We have not made dividend payments since 2006, and any future dividends would
require approval by the board of directors. Under the Credit Facility, CBL may
distribute cash to CBII, the parent company, for routine CBII operating
expenses, interest payments on CBII's 7½% Senior Notes and its Convertible Notes
or on any refinancing of these Senior Notes and Convertible Notes and payment of
certain other specified CBII liabilities ("permitted payments"). CBL may
distribute cash to CBII for other purposes, including dividends, if we are in
compliance with the covenants and not in default under the Credit Facility. The
CBII 7½% Senior Notes also have dividend payment limitations with respect to the
ability and extent of declaration of dividends. At March 31, 2012, distributions
to CBII, other than for permitted payments, were limited to approximately $40
million annually.
Risks of International Operations
We operate in many foreign countries, including China and countries in Central
America, Europe, the Middle East and Africa. Our activities are subject to risks
inherent in operating in these countries, including government regulation,
currency restrictions, fluctuations and other restraints, import and export
restrictions, burdensome taxes, risks of expropriation, threats to employees,
political and economic instability, terrorist activities, including extortion,
and risks of U.S. and foreign governmental action in relation to us. Under
certain circumstances, we might need to curtail, cease or alter our activities
in a particular region or country. Trade restrictions apply to certain countries
and certain parties under various sanctions, laws and regulations; our sales
into Iran and Syria must be and are authorized by the U.S. government pursuant
to these regulations, which generally or by specific license allow sales of our
food products to non-sanctioned parties.
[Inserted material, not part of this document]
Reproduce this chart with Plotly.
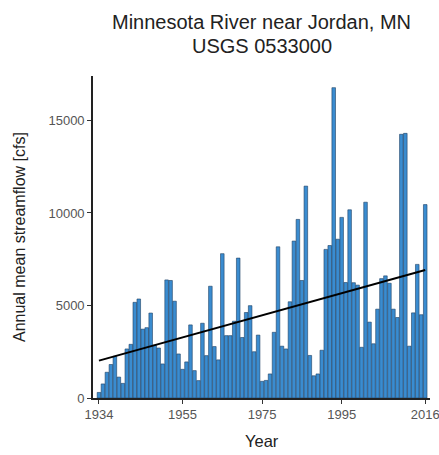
import plotly.graph_objects as go

# Annual mean streamflow, Minnesota River near Jordan, MN (cfs)
years = list(range(1934, 2017))
flow_cfs = [
    300, 760, 1390, 1810, 2250, 1130, 790, 2650, 2900, 5170,   # 1934-1943
    5350, 3720, 3800, 4590, 2850, 2700, 1840, 6380, 6350, 5230,  # 1944-1953
    2380, 1550, 1950, 3950, 1480, 940, 4040, 2290, 6040, 2780,   # 1954-1963
    2060, 7800, 3370, 3370, 4150, 7560, 3270, 4620, 4990, 2500,  # 1964-1973
    3400, 900, 950, 1300, 3550, 8170, 2800, 2650, 5200, 8480,    # 1974-1983
    9650, 6350, 11450, 2300, 1200, 1300, 2580, 8030, 8240, 16770,  # 1984-1993
    8580, 9760, 6240, 10170, 6230, 6100, 2740, 10580, 4100, 2930,  # 1994-2003
    4800, 6450, 6600, 6200, 4800, 4350, 14250, 14300, 2800, 4600,  # 2004-2013
    7220, 4500, 10450,                                             # 2014-2016
]

# Linear trend line endpoints (cfs)
trend_years = [1934, 2016]
trend_cfs = [2020, 6920]

x_ticks = [1934, 1955, 1975, 1995, 2016]
y_ticks = [0, 5000, 10000, 15000]

fig = go.Figure()
fig.add_trace(go.Bar(
    x=years, y=flow_cfs, width=0.9,
    marker=dict(color="#3a8cd0", line=dict(color="#1f3f63", width=0.6)),
    showlegend=False,
))
fig.add_trace(go.Scatter(
    x=trend_years, y=trend_cfs, mode="lines",
    line=dict(color="black", width=2), showlegend=False,
))

font_family = "Liberation Sans, Arial, sans-serif"
W, H = 439, 455
ML, MR, MT, MB = 93, 9, 76, 57
fig.update_layout(
    width=W, height=H,
    margin=dict(l=ML, r=MR, t=MT, b=MB, autoexpand=False),
    paper_bgcolor="white", plot_bgcolor="white",
    font=dict(family=font_family, color="#222222"),
    bargap=0.1,
)

# Title lines and axis titles as annotations (pixel-placed)
annotations = [
    dict(text="Minnesota River near Jordan, MN", x=0.5, xref="paper",
         y=1 + (MT - 22) / (H - MT - MB), yref="paper",
         xanchor="center", yanchor="middle", showarrow=False,
         font=dict(size=20, color="#222222")),
    dict(text="USGS 0533000", x=0.5, xref="paper",
         y=1 + (MT - 46) / (H - MT - MB), yref="paper",
         xanchor="center", yanchor="middle", showarrow=False,
         font=dict(size=20, color="#222222")),
    dict(text="Year", x=0.5, xref="paper",
         y=-(441 - (H - MB)) / (H - MT - MB), yref="paper",
         xanchor="center", yanchor="middle", showarrow=False,
         font=dict(size=16.5, color="#222222")),
    dict(text="Annual mean streamflow [cfs]", textangle=-90,
         x=-(ML - 19) / (W - ML - MR), xref="paper",
         y=0.5, yref="paper",
         xanchor="center", yanchor="middle", showarrow=False,
         font=dict(size=16, color="#222222")),
]
fig.update_layout(annotations=annotations)

fig.update_xaxes(
    range=[1932.5, 2017.2], automargin=False,
    tickvals=x_ticks, ticktext=[str(v) for v in x_ticks],
    ticklabeloverflow="allow",
    showline=True, linecolor="#222222", linewidth=1.6,
    ticks="outside", ticklen=4, tickcolor="#333333", tickwidth=1,
    tickfont=dict(size=13, color="#555555"),
    showgrid=False, zeroline=False,
)
fig.update_yaxes(
    range=[0, 17400], automargin=False,
    tickvals=y_ticks, ticktext=[str(v) for v in y_ticks],
    showline=True, linecolor="#222222", linewidth=1.6,
    ticks="outside", ticklen=4, tickcolor="#333333", tickwidth=1,
    tickfont=dict(size=13, color="#555555"),
    showgrid=False, zeroline=False,
)

fig.write_html("out.html")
In order to avoid transactions with
parties subject to trade restrictions, we screen parties to our transactions
against relevant trade sanctions lists.
See Note 13 to the Condensed Consolidated Financial Statements for a further
description of legal proceedings and other risks including, in particular, (1)
the civil litigation and investigations relating to payments made to our former
Columbian subsidiary to a Columbian paramilitary group and (2) customs and tax
proceedings in Italy.
Critical Accounting Policies and Estimates
There have been no material changes to our critical accounting policies and
estimates described in "Management's Discussion and Analysis of Financial
Condition and Results of Operations" in our Annual Report on Form 10-K for the
year ended December 31, 2011.
New Accounting Standards
See Note 14 to the Condensed Consolidated Financial Statements for information
on relevant new accounting standards.